Cher Patrick Chesnais,

C’est avec beaucoup de plaisir que je vous reçois aujourd’hui, pour saluer
votre immense talent de comédien, aussi éclatant que précoce. A cinq ans,
déjà, vous montez vos premiers spectacles de marionnettes. A 12 ans, vous
construisez, avec votre père, votre premier théâtre, dans votre chambre. Vos
voisins et les amis de votre famille sont votre premier public, quand vous
dirigez vos copains dans Les Fourberies de Scapin. L'été, vous payez votre
place au camping en organisant des spectacles. A seize ans, votre passion
devient vocation. Vous annoncez la bonne nouvelle à vos parents, soulagés de
vous voir abandonner votre rêve d’une carrière dans le football.

Vous faites un triomphe au Conservatoire de Rouen, où vos professeurs vous
repèrent dès votre première prestation. Les Animaux malades de la peste, un
texte corrosif et cruel, déjà ! Au Conservatoire de Paris, ensuite, vous obtenez
le Premier prix de comédie, sous les ovations du Tout-Paris.
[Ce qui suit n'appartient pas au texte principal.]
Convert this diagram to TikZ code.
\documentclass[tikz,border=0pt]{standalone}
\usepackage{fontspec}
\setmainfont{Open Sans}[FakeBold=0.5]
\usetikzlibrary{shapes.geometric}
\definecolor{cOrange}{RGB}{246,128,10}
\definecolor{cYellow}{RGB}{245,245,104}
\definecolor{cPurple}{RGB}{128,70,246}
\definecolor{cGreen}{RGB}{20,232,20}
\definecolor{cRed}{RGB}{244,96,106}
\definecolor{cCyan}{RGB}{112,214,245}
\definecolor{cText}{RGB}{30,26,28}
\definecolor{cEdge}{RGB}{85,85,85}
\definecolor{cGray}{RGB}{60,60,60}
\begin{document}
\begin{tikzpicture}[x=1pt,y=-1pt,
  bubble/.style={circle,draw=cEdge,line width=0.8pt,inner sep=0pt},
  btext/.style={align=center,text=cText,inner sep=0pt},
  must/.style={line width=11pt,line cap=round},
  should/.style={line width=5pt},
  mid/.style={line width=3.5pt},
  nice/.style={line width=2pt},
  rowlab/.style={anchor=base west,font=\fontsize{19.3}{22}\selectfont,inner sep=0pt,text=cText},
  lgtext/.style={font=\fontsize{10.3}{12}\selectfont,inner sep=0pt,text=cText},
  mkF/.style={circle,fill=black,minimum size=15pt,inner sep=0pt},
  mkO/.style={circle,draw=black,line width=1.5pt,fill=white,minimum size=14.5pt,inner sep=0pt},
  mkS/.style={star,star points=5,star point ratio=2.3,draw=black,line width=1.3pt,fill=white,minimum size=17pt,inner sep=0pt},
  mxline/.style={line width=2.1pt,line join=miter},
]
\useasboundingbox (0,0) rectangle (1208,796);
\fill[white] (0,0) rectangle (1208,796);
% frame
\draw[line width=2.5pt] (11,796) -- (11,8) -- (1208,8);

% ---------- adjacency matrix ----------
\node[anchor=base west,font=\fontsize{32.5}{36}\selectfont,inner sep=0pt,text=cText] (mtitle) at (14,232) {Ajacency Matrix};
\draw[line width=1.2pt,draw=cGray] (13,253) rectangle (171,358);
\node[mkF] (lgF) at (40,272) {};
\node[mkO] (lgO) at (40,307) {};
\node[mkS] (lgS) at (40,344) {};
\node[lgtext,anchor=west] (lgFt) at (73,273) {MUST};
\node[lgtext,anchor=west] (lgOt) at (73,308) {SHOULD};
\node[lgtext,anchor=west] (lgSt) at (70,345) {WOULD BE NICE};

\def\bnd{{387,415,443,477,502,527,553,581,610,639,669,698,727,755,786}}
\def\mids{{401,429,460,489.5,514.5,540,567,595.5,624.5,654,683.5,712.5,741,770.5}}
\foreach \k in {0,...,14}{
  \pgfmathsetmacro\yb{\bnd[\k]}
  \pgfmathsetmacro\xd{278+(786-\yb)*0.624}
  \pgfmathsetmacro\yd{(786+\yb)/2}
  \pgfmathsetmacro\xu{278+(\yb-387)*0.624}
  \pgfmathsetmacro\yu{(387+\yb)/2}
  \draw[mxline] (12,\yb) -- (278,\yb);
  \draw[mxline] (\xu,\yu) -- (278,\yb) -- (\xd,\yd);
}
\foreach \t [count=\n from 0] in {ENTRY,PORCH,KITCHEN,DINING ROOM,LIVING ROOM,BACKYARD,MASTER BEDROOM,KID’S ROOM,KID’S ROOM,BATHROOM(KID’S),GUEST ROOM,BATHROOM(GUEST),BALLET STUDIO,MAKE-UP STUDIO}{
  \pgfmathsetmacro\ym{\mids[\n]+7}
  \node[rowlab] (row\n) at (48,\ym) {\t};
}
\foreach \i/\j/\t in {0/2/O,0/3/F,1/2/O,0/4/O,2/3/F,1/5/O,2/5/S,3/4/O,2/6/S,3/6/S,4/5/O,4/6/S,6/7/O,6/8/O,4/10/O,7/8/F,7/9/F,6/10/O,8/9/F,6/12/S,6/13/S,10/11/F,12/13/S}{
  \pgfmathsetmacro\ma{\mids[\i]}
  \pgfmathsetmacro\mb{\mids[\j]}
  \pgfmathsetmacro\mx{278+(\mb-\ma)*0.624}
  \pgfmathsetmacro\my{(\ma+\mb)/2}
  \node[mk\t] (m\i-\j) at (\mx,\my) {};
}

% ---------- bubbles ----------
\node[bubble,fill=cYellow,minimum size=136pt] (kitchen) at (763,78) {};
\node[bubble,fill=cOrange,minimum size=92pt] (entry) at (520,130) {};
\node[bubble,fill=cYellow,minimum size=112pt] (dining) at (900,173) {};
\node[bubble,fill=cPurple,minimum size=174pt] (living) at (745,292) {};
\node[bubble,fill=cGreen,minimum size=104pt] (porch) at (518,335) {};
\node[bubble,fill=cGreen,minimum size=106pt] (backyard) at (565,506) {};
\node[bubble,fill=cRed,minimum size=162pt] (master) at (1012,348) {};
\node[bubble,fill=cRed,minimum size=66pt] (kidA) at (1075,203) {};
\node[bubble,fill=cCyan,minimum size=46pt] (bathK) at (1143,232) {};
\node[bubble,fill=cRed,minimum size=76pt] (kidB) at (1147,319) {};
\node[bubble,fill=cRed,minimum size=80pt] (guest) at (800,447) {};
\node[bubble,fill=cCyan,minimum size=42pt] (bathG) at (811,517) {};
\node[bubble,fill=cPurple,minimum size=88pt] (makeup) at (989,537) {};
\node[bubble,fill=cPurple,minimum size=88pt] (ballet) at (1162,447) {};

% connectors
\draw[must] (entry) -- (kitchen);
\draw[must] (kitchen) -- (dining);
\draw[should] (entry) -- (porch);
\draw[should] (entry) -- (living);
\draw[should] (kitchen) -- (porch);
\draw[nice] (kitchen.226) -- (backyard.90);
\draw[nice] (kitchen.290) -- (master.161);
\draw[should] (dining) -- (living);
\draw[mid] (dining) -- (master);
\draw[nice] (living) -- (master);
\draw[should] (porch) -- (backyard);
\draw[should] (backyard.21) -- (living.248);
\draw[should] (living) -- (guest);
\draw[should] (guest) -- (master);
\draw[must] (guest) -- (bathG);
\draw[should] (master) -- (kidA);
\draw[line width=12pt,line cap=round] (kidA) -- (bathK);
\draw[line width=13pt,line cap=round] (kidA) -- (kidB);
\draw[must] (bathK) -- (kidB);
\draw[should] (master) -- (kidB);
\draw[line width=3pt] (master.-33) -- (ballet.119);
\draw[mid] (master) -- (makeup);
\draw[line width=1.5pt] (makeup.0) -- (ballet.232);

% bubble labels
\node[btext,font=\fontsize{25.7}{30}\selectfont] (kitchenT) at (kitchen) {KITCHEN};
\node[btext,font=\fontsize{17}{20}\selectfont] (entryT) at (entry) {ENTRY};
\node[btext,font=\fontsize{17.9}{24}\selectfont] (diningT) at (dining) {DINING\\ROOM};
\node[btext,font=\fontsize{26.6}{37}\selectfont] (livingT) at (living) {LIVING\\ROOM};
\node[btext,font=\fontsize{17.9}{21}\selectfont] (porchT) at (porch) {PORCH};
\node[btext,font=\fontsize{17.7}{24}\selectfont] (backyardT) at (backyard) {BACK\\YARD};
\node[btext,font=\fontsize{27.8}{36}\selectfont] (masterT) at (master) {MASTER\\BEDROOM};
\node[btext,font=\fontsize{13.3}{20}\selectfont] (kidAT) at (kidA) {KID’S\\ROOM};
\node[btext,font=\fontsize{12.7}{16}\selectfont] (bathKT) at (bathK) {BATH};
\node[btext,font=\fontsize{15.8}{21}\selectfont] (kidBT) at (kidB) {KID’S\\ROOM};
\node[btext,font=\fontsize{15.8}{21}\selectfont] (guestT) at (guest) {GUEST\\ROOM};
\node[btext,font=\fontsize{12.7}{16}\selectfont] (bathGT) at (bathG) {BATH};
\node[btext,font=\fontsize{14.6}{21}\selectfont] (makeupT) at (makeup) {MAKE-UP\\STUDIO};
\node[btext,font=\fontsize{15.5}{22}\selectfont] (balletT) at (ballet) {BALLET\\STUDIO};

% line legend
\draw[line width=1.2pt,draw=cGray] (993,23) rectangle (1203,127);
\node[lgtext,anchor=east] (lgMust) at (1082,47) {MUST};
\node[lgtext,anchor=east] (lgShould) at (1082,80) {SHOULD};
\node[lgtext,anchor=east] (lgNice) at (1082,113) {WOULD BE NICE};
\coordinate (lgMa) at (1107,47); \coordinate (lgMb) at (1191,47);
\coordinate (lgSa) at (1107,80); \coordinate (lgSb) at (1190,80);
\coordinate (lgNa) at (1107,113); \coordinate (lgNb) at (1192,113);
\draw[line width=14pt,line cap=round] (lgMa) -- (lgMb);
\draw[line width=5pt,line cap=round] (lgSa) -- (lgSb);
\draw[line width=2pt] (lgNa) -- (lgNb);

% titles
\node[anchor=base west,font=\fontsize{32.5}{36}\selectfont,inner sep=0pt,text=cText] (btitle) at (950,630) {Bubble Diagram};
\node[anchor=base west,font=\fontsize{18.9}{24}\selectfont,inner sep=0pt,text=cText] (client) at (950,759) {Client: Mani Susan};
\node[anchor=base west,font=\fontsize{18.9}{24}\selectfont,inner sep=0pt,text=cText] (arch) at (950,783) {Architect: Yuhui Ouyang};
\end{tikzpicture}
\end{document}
Mais, malgré ces
débuts sous le feu des projecteurs, vous avez toujours cherché à privilégier
une carrière exigeante, et qui vous ressemble, à l’abri des paillettes et des
faux-semblants. Vous vous consacrez tout d’abord au théâtre, et vous servez,
pendant dix ans, un répertoire très vaste, jouant aussi bien Jean Anouilh que
Frédéric Dard. Vous vous faites remarquer pour votre interprétation dans Les
Amoureux, de Goldoni, en 1976, avec Brigitte Rouan.
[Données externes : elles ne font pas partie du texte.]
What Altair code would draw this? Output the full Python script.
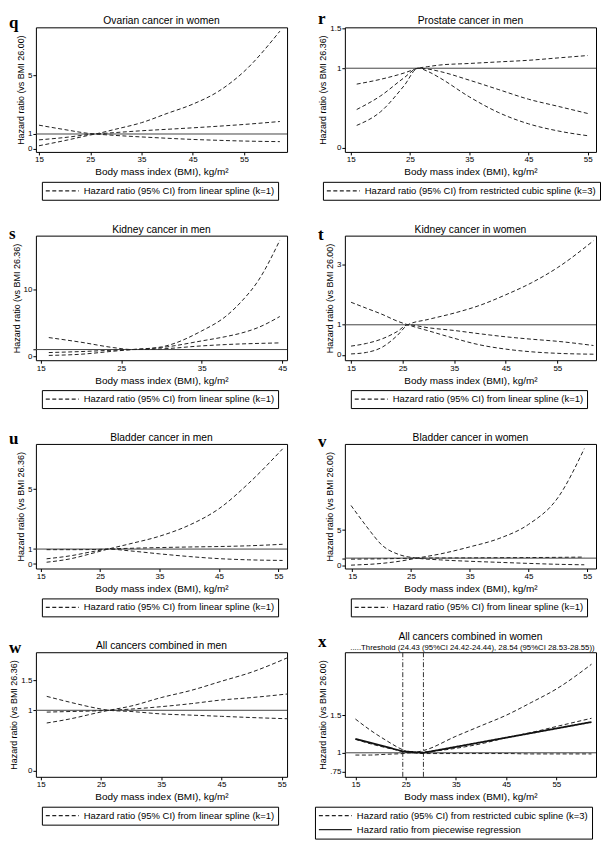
import altair as alt
import pandas as pd

FONT = "Liberation Sans"
SERIF = "Liberation Serif"
LIN = "Hazard ratio (95% CI) from linear spline (k=1)"
RCS = "Hazard ratio (95% CI) from restricted cubic spline (k=3)"
PWL = "Hazard ratio from piecewise regression"
XTITLE = "Body mass index (BMI), kg/m²"
X_TICKS = [15, 25, 35, 45, 55]
X_TICKS_S = [15, 25, 35, 45]

# q: Ovarian cancer in women (ref 26.00)
Q_BMI = [15, 20, 25, 26, 30, 35, 40, 45, 50, 55, 62]
Q_1 = [0.20, 0.55, 0.93, 1.00, 1.33, 1.77, 2.40, 3.03, 3.90, 5.25, 8.00]
Q_2 = [0.60, 0.76, 0.97, 1.00, 1.10, 1.22, 1.32, 1.42, 1.53, 1.65, 1.85]
Q_3 = [1.60, 1.30, 1.03, 1.00, 0.90, 0.80, 0.71, 0.63, 0.57, 0.52, 0.48]

# r: Prostate cancer in men (ref 26.36)
R_BMI = [16, 20, 24, 26.36, 28, 30, 35, 40, 45, 50, 55]
R_1 = [0.80, 0.86, 0.94, 1.00, 1.02, 1.04, 1.06, 1.08, 1.10, 1.13, 1.16]
R_2 = [0.48, 0.65, 0.88, 1.00, 0.99, 0.96, 0.85, 0.73, 0.61, 0.52, 0.43]
R_3 = [0.28, 0.45, 0.78, 1.00, 0.96, 0.88, 0.64, 0.44, 0.30, 0.21, 0.15]

# s: Kidney cancer in men (ref 26.36)
S_BMI = [16, 20, 24, 26.36, 30, 35, 38, 40, 42, 44.7]
S_1 = [0.12, 0.30, 0.75, 1.00, 1.40, 3.80, 6.00, 8.30, 11.3, 17.4]
S_2 = [0.55, 0.70, 0.90, 1.00, 1.30, 2.30, 2.95, 3.50, 4.30, 5.96]
S_3 = [2.80, 2.10, 1.30, 1.00, 1.10, 1.55, 1.75, 1.85, 1.92, 2.00]

# t: Kidney cancer in women (ref 26.00)
T_BMI = [15, 18, 21, 24, 26, 30, 35, 40, 45, 50, 55, 62]
T_1 = [0.03, 0.08, 0.25, 0.65, 1.00, 1.18, 1.39, 1.65, 2.00, 2.40, 2.90, 3.80]
T_2 = [0.29, 0.38, 0.53, 0.78, 1.00, 0.90, 0.81, 0.70, 0.60, 0.52, 0.45, 0.31]
T_3 = [1.75, 1.55, 1.35, 1.12, 1.00, 0.80, 0.55, 0.33, 0.19, 0.10, 0.05, 0.02]

# u: Bladder cancer in men (ref 26.36)
U_BMI = [16, 20, 24, 26.36, 30, 35, 40, 45, 50, 55.7]
U_1 = [0.12, 0.35, 0.75, 1.00, 1.35, 1.86, 2.60, 3.70, 5.40, 7.70]
U_2 = [0.35, 0.55, 0.85, 1.00, 1.05, 1.10, 1.14, 1.17, 1.22, 1.32]
U_3 = [0.96, 0.96, 0.97, 1.00, 0.88, 0.68, 0.50, 0.36, 0.28, 0.24]

# v: Bladder cancer in women (ref 26.00)
V_BMI = [14.8, 17, 18, 20, 23, 26, 30, 35, 40, 45, 50, 54.5]
V_1 = [0.00, 0.08, 0.12, 0.25, 0.55, 1.00, 1.60, 2.60, 3.80, 5.80, 9.60, 16.6]
V_2 = [0.85, 0.87, 0.88, 0.90, 0.95, 1.00, 1.02, 1.04, 1.06, 1.08, 1.11, 1.15]
V_3 = [8.50, 6.00, 4.90, 2.90, 1.50, 1.00, 0.75, 0.55, 0.40, 0.25, 0.12, 0.05]

# w: All cancers combined in men (ref 26.36)
W_BMI = [16, 20, 24, 26.36, 30, 35, 40, 45, 50, 56]
W_1 = [0.79, 0.86, 0.95, 1.00, 1.07, 1.21, 1.33, 1.48, 1.63, 1.87]
W_2 = [0.97, 0.98, 0.99, 1.00, 1.02, 1.06, 1.11, 1.17, 1.21, 1.27]
W_3 = [1.23, 1.13, 1.04, 1.00, 0.98, 0.94, 0.92, 0.90, 0.88, 0.86]

# x: All cancers combined in women (ref 26.00)
X_BMI = [15, 18, 21, 24.43, 26, 28.54, 35, 40, 45, 50, 55, 62]
X_1 = [1.45, 1.30, 1.17, 1.04, 1.00, 1.03, 1.22, 1.36, 1.50, 1.67, 1.85, 2.18]
X_2 = [1.18, 1.12, 1.07, 1.02, 1.00, 1.01, 1.06, 1.12, 1.20, 1.27, 1.35, 1.46]
X_3 = [0.97, 0.97, 0.98, 0.99, 1.00, 0.99, 0.99, 0.99, 0.99, 0.985, 0.985, 0.985]
PW_BMI = [15, 24.43, 28.54, 62]
PW_HR = [1.185, 1.02, 1.00, 1.41]
THRESHOLDS = [24.43, 28.54]
THRESH_TEXT = ".....Threshold (24.43 (95%CI 24.42-24.44), 28.54 (95%CI 28.53-28.55))"

W, H = 252, 125
DASH = [4, 2.5]


def long_df(bmi, curves, kind):
    rows = []
    for name, vals in curves:
        for b, v in zip(bmi, vals):
            rows.append({"bmi": b, "hr": v, "curve": name, "kind": kind})
    return pd.DataFrame(rows)


def text_layer(txt, xpos, ypos, size, font=FONT, weight="normal", align="center"):
    return (
        alt.Chart(pd.DataFrame({"t": [txt]}))
        .mark_text(font=font, fontWeight=weight, fontSize=size, align=align,
                   baseline="alphabetic", color="black")
        .encode(text="t:N", x=alt.value(xpos), y=alt.value(ypos))
    )


def panel(letter, title, ref, df, xdom, xticks, ydom, yticks, legx,
          kinds, dashes, ylabel_expr=None, pw_df=None, thresholds=None,
          subtitle=None, letter_y=1):
    x = alt.X("bmi:Q", scale=alt.Scale(domain=xdom, nice=False, zero=False),
              axis=alt.Axis(values=xticks, title=XTITLE))
    yax = dict(values=yticks, title=f"Hazard ratio (vs BMI {ref})", format="~g")
    if ylabel_expr:
        yax["labelExpr"] = ylabel_expr
    y = alt.Y("hr:Q", scale=alt.Scale(domain=ydom, nice=False, zero=False),
              axis=alt.Axis(**yax))
    dash_scale = alt.Scale(domain=kinds, range=dashes)
    legend = alt.Legend(orient="none", legendX=legx, legendY=H + 30, title=None)

    layers = []
    layers.append(
        alt.Chart(pd.DataFrame({"hr": [1.0]}))
        .mark_rule(color="#444", strokeWidth=1)
        .encode(y=y)
    )
    if thresholds is not None:
        layers.append(
            alt.Chart(pd.DataFrame({"bmi": thresholds}))
            .mark_rule(color="#333", strokeWidth=1, strokeDash=[5, 2, 1, 2])
            .encode(x=x)
        )
    layers.append(
        alt.Chart(df)
        .mark_line(color="#222", strokeWidth=1, interpolate="monotone")
        .encode(x=x, y=y, detail="curve:N",
                strokeDash=alt.StrokeDash("kind:N", scale=dash_scale, legend=legend))
    )
    if pw_df is not None:
        layers.append(
            alt.Chart(pw_df)
            .mark_line(color="#111", strokeWidth=1.8)
            .encode(x=x, y=y, detail="curve:N",
                    strokeDash=alt.StrokeDash("kind:N", scale=dash_scale, legend=legend))
        )
    layers.append(text_layer(letter, -27, letter_y, 17, font=SERIF, weight="bold", align="left"))
    if subtitle:
        layers.append(text_layer(title, W / 2, -12, 10.3))
        layers.append(text_layer(subtitle, W / 2 + 2, -2, 7.8))
    else:
        layers.append(text_layer(title, W / 2, -3, 10.3))
    return alt.layer(*layers).properties(width=W, height=H)


pq = panel("q", "Ovarian cancer in women", "26.00",
           long_df(Q_BMI, [("a", Q_1), ("b", Q_2), ("c", Q_3)], LIN),
           [14.4, 63.4], X_TICKS, [-0.22, 8.26], [0, 1, 5], 6, [LIN], [DASH])
pr = panel("r", "Prostate cancer in men", "26.36",
           long_df(R_BMI, [("a", R_1), ("b", R_2), ("c", R_3)], RCS),
           [14.0, 56.4], X_TICKS, [-0.054, 1.515], [0, 1, 1.5], -22, [RCS], [DASH],
           letter_y=-3)
ps = panel("s", "Kidney cancer in men", "26.36",
           long_df(S_BMI, [("a", S_1), ("b", S_2), ("c", S_3)], LIN),
           [14.4, 45.6], X_TICKS_S, [-0.6, 18.1], [0, 1, 10], 6, [LIN], [DASH],
           letter_y=3)
pt = panel("t", "Kidney cancer in women", "26.00",
           long_df(T_BMI, [("a", T_1), ("b", T_2), ("c", T_3)], LIN),
           [13.8, 62.5], X_TICKS, [-0.18, 3.97], [0, 1, 3], 6, [LIN], [DASH],
           letter_y=4)
pu = panel("u", "Bladder cancer in men", "26.36",
           long_df(U_BMI, [("a", U_1), ("b", U_2), ("c", U_3)], LIN),
           [14.2, 56.45], X_TICKS, [-0.3, 8.03], [0, 1, 5], 6, [LIN], [DASH],
           letter_y=0)
pv = panel("v", "Bladder cancer in women", "26.00",
           long_df(V_BMI, [("a", V_1), ("b", V_2), ("c", V_3)], LIN),
           [13.75, 56.5], X_TICKS, [-0.48, 17.27], [0, 1, 5], 6, [LIN], [DASH],
           letter_y=3)
pw = panel("w", "All cancers combined in men", "26.36",
           long_df(W_BMI, [("a", W_1), ("b", W_2), ("c", W_3)], LIN),
           [14.2, 55.9], X_TICKS, [-0.1, 1.96], [0, 1, 1.5], 6, [LIN], [DASH])
px = panel("x", "All cancers combined in women", "26.00",
           long_df(X_BMI, [("a", X_1), ("b", X_2), ("c", X_3)], RCS),
           [12.9, 62.9], X_TICKS, [0.68, 2.34], [0.75, 1, 1.5], -30,
           [RCS, PWL], [DASH, [1, 0]],
           ylabel_expr="datum.value == 0.75 ? '.75' : datum.label",
           pw_df=long_df(PW_BMI, [("pw", PW_HR)], PWL),
           thresholds=THRESHOLDS, subtitle=THRESH_TEXT, letter_y=-5)

chart = (
    alt.ConcatChart(concat=[pq, pr, ps, pt, pu, pv, pw, px], columns=2,
                    spacing=alt.RowColnumber(row=84, column=58), bounds="flush")
    .resolve_scale(strokeDash="independent")
    .resolve_legend(strokeDash="independent")
    .properties(padding=0, background="white")
    .configure_view(stroke="black", strokeWidth=1)
    .configure_axis(domain=False, grid=False, tickColor="black", tickSize=3,
                    labelFont=FONT, labelFontSize=8, labelColor="black",
                    titleFont=FONT, titleFontWeight="normal", titleColor="black")
    .configure_axisX(titleFontSize=10, titlePadding=3, labelPadding=1)
    .configure_axisY(titleFontSize=9, titlePadding=2, labelPadding=1)
    .configure_legend(strokeColor="black", padding=3, fillColor="white",
                      labelFont=FONT, labelFontSize=9.5, labelColor="black",
                      labelLimit=400, symbolType="stroke", symbolSize=1100,
                      clipHeight=12,
                      symbolStrokeWidth=1.2, symbolStrokeColor="#222", rowPadding=2)
)

chart.save("out.html", embed_options={"renderer": "svg", "actions": False})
Vous obtenez au même moment votre premier rôle au cinéma, dans Les
Naufragés de l’île de la tortue, de Jacques Rozier, aux côtés de Pierre Richard
et de Jacques Villeret. Passé rapidement maître dans l’art d’offrir à des
personnages au premier abord râleurs, colériques, et antipathiques, de forts
accents d’humanité, et de vérité, vous êtes révélé au grand écran par le film La
Lectrice, de Michel Deville, où vous campez un pdg maladroit et dépressif, qui
se fait lire des ouvrages érotiques par Miou-Miou. Vous obtenez un très beau
succès auprès du grand public, mais aussi le César du meilleur second rôle,
en 1989.

Vous distillez votre ironie douce-amère, votre décalage parfois inquiétant,
souvent hilarant, toujours terriblement attachant au cinéma, à la télévision, et
sur les planches, avec, notamment, un Grand Prix de la critique en 1982 pour
Le Bleu de l’eau de vie, de Jorge Semprun, et de très beaux succès aux côtés
de metteurs en scène tels que Françoise Petit, pour Le Mariage de Figaro, Le
Misanthrope, Michel Fagadau, pour Love, de Murray Schisgal, et Dîner entre
amis, de Donald Margulies, ou encore Bernard Murat, pour Le Retour, de
Harold Pinter, et plus récemment, Une heure et demie de retard, de Gérard
Sibleyras, qui a été une très belle réussite.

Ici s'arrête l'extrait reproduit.